Some of this can be explained via the conspiratorial nature of Iranian politics and society, which filters a lot of what happens in the West — and especially the United States — through the narrative of a plot to overthrow the Islamic Republic. In some cases, the results of this process are a bit far-fetched, but, like a broken clock, they aren’t always wrong.
There are three pieces to this puzzle: the domestic, the international, and the personal.
Domestically, Bolton is a familiar face among the DC foreign policy establishment. He is, by many accounts, both accepted and respected in This Town, especially among his neoconservative peers (a few “Never Trumpers” even advocated for him for Secretary of State during the transition; Eliot Cohen described him as “capable…experienced & tough“). Like them, he has not been cast out from the community of serious thinkers despite his role in pushing for the disastrous 2003 American invasion of Iraq. Even his detractors, of which there are many, have noted in response to his appointment as National Security Advisor their regard for his cunning and competence as a DC policy circuit operator.
On the international level, Iran views Bolton as another data point in a swelling mound of evidence that anti-Iran forces are preparing for war. There is already the perception in Iran that the United States is forming an alliance with Israel and Saudi Arabia in preparation for a preemptive military strike. The presence of Bolton, a longtime advocate of such measures, back in the White House only serves to further confirm that bias. It certainly did not help that Saudi Crown Prince Mohammad Bin Salman showed up in Washington just days before the announcement of Bolton’s appointment. On March 18, the hardline Iranian newspaper Kayhan published an article (Persian) headlined “Bin Salman Seeking Formation of a Western, Hebrew, and Arab Axis Against Iran.” Following the announcement of the Bolton hire, the English-language Tehran Times, usually a more moderate outlet, published an outlandish interview with Robert David Steele in which the former CIA officer claimed, among other things, that Bolton is “in the pocket of the Zionists.”
Admittedly, the idea that the Saudis or the Israelis had a direct hand in the selection of the U.S. National Security Advisor seems a bit far-fetched, even for this administration. Far more likely is the prosaic explanation: Trump saw Bolton on TV a lot and liked what he had to say. Still, the perception remains, and that perception affects the Iranian outlook.
Finally, there is the personal element. If there is something uniquely troubling to Iranians about John Bolton, it’s his extensive history as an advocate for the Mujahideen-e Khalq (MEK). The MEK, an Islamist-Marxist organization that is frequently described as a “cult,” is the most visible Iranian opposition group operating in the West today.
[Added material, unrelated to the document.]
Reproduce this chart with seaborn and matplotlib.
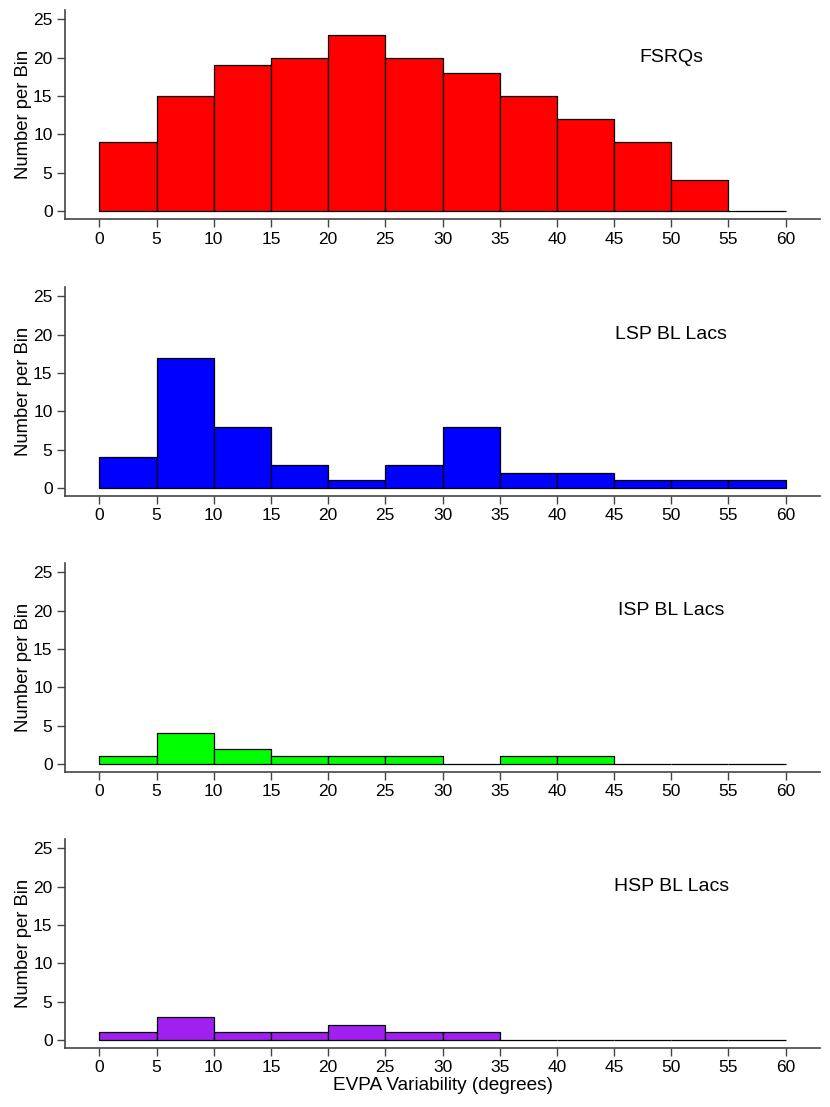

Well-funded and well-organized, it hosts massive annual rallies in Paris where prominent American ex-officials and policymakers come to pay tribute and deliver speeches — in exchange for large sums of money — to its members.
This glitzy exterior, however, hides a dark past. After being thrown out of Iran following the Islamic Revolution, the MEK set up shop in Iraq and received weapons and financial support from Saddam Hussein’s regime. Beginning in 1997, the State Department placed the MEK on its list of designated foreign terrorist organizations for its role in murders of multiple American military personnel, the attempted kidnapping of an American Ambassador, and other acts of violence.
In a bid to rehabilitate its image in the West, the MEK’s leaders, the husband and wife duo Massoud and Maryam Rajavi, cultivated a bipartisan set of high profile American officials and lawmakers to promote the MEK as a viable Iranian government-in-waiting. These efforts culminated in the removal of the MEK from the State Department terrorist organization list in 2012.
It’s hard to overstate the level of revulsion for the MEK within Iran. Though they lay claim to the mantle of Iran’s democratic future, their support is almost non-existent inside the country. As journalist Jason Rezaian noted, during his time living in Iran, people expressed all sorts of wishes for Iran’s political future, but none included the MEK.
Bolton was among the earliest and most vocal supporters of the group (he advocated for the MEK while it was still listed as a terrorist organization). He has frequently appeared at their conferences — eight times, to be exact — to deliver bombastic speeches in support of the organization and against the Iranian regime. In his most recent appearance in July 2017, Bolton promised that regime change was coming to Iran no later than 2019. Now, he might actually be in a place to act on that promise.
None of this is news to Iran, which has been bracing for conflict with the United States since the start of the Trump administration. We won’t know until April 9 how Bolton will act once in office, but given his track record, it’s safe to assume he won’t merely try to preserve the status quo. A lot of analysts have suggested that the first step he might take is to try to get Trump to withdraw the United States from the Iran nuclear deal (JCPOA) when it next comes up for recertification on May 12. This would trigger the automatic reimposition of nuclear-related sanctions against Iran and could lead to a collapse of the agreement. Iran, ostensibly freed from its commitment to the deal, may see a resumption of nuclear enrichment as its only possible response.
This is a likely starting point, but no doubt not the end of Bolton’s mission. Where things go from here no one can accurately forecast, but one thing is sure: chaos won’t be far behind.